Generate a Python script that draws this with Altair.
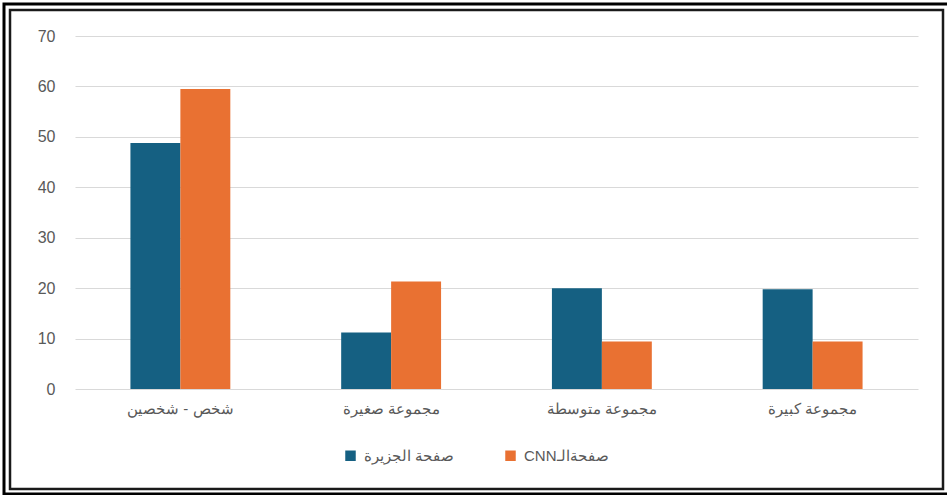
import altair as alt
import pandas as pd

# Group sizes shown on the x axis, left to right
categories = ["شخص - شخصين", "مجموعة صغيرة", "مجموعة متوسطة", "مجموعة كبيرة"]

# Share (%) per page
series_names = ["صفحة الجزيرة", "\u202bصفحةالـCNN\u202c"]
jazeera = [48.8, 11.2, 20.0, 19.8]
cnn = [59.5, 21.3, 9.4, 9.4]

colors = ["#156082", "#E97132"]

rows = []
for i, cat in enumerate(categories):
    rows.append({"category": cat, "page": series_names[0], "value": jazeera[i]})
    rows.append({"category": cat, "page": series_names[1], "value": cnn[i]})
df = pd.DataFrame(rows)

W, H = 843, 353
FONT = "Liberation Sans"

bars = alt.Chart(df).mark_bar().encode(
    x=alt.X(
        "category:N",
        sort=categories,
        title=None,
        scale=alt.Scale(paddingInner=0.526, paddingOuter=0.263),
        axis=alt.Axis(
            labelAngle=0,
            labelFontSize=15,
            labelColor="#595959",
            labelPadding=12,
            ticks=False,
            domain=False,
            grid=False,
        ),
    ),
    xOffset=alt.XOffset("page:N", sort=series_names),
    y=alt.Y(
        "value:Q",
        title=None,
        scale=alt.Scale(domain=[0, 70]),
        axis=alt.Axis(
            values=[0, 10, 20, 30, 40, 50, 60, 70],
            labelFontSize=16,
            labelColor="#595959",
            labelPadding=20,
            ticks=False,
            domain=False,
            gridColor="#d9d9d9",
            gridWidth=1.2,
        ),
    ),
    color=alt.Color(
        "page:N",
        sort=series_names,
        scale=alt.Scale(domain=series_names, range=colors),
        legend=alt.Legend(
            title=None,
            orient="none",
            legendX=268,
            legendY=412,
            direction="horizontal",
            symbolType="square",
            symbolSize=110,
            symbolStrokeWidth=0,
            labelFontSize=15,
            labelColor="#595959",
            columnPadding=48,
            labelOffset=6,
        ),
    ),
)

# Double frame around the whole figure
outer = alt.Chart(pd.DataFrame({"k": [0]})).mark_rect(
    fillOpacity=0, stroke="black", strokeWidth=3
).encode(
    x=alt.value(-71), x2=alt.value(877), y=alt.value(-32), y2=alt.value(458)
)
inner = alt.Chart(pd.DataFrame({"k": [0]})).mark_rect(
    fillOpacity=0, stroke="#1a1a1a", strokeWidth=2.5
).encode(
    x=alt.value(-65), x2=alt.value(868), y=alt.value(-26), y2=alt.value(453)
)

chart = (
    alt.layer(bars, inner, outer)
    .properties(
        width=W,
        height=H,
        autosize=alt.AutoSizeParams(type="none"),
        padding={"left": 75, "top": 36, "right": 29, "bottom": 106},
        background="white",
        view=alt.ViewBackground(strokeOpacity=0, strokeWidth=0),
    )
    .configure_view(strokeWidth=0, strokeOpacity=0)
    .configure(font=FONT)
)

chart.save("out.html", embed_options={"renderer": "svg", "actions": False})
══════════
To do: Transcribe the opening line of the listing above, please, and every line after it through the line with "cnn = [59.5, 21.3, 9.4, 9.4]", word for word, without pictures.

Solution for this problem:
Generate a Python script that draws this with Altair.
import altair as alt
import pandas as pd

# Group sizes shown on the x axis, left to right
categories = ["شخص - شخصين", "مجموعة صغيرة", "مجموعة متوسطة", "مجموعة كبيرة"]

# Share (%) per page
series_names = ["صفحة الجزيرة", "\u202bصفحةالـCNN\u202c"]
jazeera = [48.8, 11.2, 20.0, 19.8]
cnn = [59.5, 21.3, 9.4, 9.4]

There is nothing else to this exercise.